:: DIRECTIONS ::
Return the complete listing that follows, with each line reproduced exactly.

:: DATA EXCERPT ::
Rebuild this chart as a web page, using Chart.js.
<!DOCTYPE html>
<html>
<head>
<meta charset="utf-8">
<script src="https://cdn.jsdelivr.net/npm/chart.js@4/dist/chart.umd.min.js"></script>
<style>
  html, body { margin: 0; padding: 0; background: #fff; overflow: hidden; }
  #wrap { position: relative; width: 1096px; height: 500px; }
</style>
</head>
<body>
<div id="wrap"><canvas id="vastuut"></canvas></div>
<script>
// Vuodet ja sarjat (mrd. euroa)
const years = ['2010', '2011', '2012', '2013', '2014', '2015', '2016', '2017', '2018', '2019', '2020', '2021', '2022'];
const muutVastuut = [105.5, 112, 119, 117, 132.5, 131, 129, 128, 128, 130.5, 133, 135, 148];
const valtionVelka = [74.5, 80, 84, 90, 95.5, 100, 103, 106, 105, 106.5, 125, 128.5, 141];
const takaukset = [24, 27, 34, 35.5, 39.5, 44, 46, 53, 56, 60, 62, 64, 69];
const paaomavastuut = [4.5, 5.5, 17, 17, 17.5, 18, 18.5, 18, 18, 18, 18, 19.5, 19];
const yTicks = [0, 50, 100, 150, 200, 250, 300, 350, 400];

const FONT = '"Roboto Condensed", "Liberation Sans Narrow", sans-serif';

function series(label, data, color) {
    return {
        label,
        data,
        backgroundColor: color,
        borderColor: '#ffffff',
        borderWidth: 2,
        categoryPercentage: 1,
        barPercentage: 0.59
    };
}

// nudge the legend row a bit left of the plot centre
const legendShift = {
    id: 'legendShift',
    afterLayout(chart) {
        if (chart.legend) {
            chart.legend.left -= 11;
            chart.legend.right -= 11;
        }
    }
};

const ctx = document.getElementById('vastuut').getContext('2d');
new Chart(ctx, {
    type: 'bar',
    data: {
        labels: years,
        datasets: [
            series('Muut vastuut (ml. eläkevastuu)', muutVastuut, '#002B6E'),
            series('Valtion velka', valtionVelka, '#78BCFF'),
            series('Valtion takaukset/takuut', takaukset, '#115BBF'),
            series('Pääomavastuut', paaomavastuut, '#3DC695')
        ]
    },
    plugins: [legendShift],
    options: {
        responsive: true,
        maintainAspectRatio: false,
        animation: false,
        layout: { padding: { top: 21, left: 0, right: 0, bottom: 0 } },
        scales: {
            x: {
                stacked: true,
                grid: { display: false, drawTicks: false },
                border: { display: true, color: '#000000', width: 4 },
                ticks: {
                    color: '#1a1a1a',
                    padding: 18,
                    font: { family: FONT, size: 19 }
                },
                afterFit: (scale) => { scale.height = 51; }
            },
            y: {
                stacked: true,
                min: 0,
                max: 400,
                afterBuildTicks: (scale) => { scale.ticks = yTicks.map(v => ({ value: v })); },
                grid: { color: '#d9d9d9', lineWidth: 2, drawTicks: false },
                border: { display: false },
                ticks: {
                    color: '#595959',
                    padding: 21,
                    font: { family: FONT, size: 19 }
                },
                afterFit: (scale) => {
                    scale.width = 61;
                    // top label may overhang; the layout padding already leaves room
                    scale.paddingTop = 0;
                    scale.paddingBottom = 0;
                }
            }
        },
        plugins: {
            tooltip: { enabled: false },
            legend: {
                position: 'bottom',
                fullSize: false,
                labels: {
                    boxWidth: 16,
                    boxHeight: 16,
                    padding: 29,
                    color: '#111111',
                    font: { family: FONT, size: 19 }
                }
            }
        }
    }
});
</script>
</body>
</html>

:: EXERCISE RESPONSE ::
Rebuild this chart as a web page, using Chart.js.
<!DOCTYPE html>
<html>
<head>
<meta charset="utf-8">
<script src="https://cdn.jsdelivr.net/npm/chart.js@4/dist/chart.umd.min.js"></script>
<style>
  html, body { margin: 0; padding: 0; background: #fff; overflow: hidden; }
  #wrap { position: relative; width: 1096px; height: 500px; }
</style>
</head>
<body>
<div id="wrap"><canvas id="vastuut"></canvas></div>
<script>
// Vuodet ja sarjat (mrd. euroa)
const years = ['2010', '2011', '2012', '2013', '2014', '2015', '2016', '2017', '2018', '2019', '2020', '2021', '2022'];
const muutVastuut = [105.5, 112, 119, 117, 132.5, 131, 129, 128, 128, 130.5, 133, 135, 148];
const valtionVelka = [74.5, 80, 84, 90, 95.5, 100, 103, 106, 105, 106.5, 125, 128.5, 141];
const takaukset = [24, 27, 34, 35.5, 39.5, 44, 46, 53, 56, 60, 62, 64, 69];
const paaomavastuut = [4.5, 5.5, 17, 17, 17.5, 18, 18.5, 18, 18, 18, 18, 19.5, 19];
const yTicks = [0, 50, 100, 150, 200, 250, 300, 350, 400];

const FONT = '"Roboto Condensed", "Liberation Sans Narrow", sans-serif';

function series(label, data, color) {
    return {
        label,
        data,
        backgroundColor: color,
        borderColor: '#ffffff',
        borderWidth: 2,
        categoryPercentage: 1,
        barPercentage: 0.59
    };
}

// nudge the legend row a bit left of the plot centre
const legendShift = {
    id: 'legendShift',
    afterLayout(chart) {
        if (chart.legend) {
            chart.legend.left -= 11;
            chart.legend.right -= 11;
        }
    }
};

const ctx = document.getElementById('vastuut').getContext('2d');
new Chart(ctx, {
    type: 'bar',
    data: {
        labels: years,
        datasets: [
            series('Muut vastuut (ml. eläkevastuu)', muutVastuut, '#002B6E'),
            series('Valtion velka', valtionVelka, '#78BCFF'),
            series('Valtion takaukset/takuut', takaukset, '#115BBF'),
            series('Pääomavastuut', paaomavastuut, '#3DC695')
        ]
    },
    plugins: [legendShift],
    options: {
        responsive: true,
        maintainAspectRatio: false,
        animation: false,
        layout: { padding: { top: 21, left: 0, right: 0, bottom: 0 } },
        scales: {
            x: {
                stacked: true,
                grid: { display: false, drawTicks: false },
                border: { display: true, color: '#000000', width: 4 },
                ticks: {
                    color: '#1a1a1a',
                    padding: 18,
                    font: { family: FONT, size: 19 }
                },
                afterFit: (scale) => { scale.height = 51; }
            },
            y: {
                stacked: true,
                min: 0,
                max: 400,
                afterBuildTicks: (scale) => { scale.ticks = yTicks.map(v => ({ value: v })); },
                grid: { color: '#d9d9d9', lineWidth: 2, drawTicks: false },
                border: { display: false },
                ticks: {
                    color: '#595959',
                    padding: 21,
                    font: { family: FONT, size: 19 }
                },
                afterFit: (scale) => {
                    scale.width = 61;
                    // top label may overhang; the layout padding already leaves room
                    scale.paddingTop = 0;
                    scale.paddingBottom = 0;
                }
            }
        },
        plugins: {
            tooltip: { enabled: false },
            legend: {
                position: 'bottom',
                fullSize: false,
                labels: {
                    boxWidth: 16,
                    boxHeight: 16,
                    padding: 29,
                    color: '#111111',
                    font: { family: FONT, size: 19 }
                }
            }
        }
    }
});
</script>
</body>
</html>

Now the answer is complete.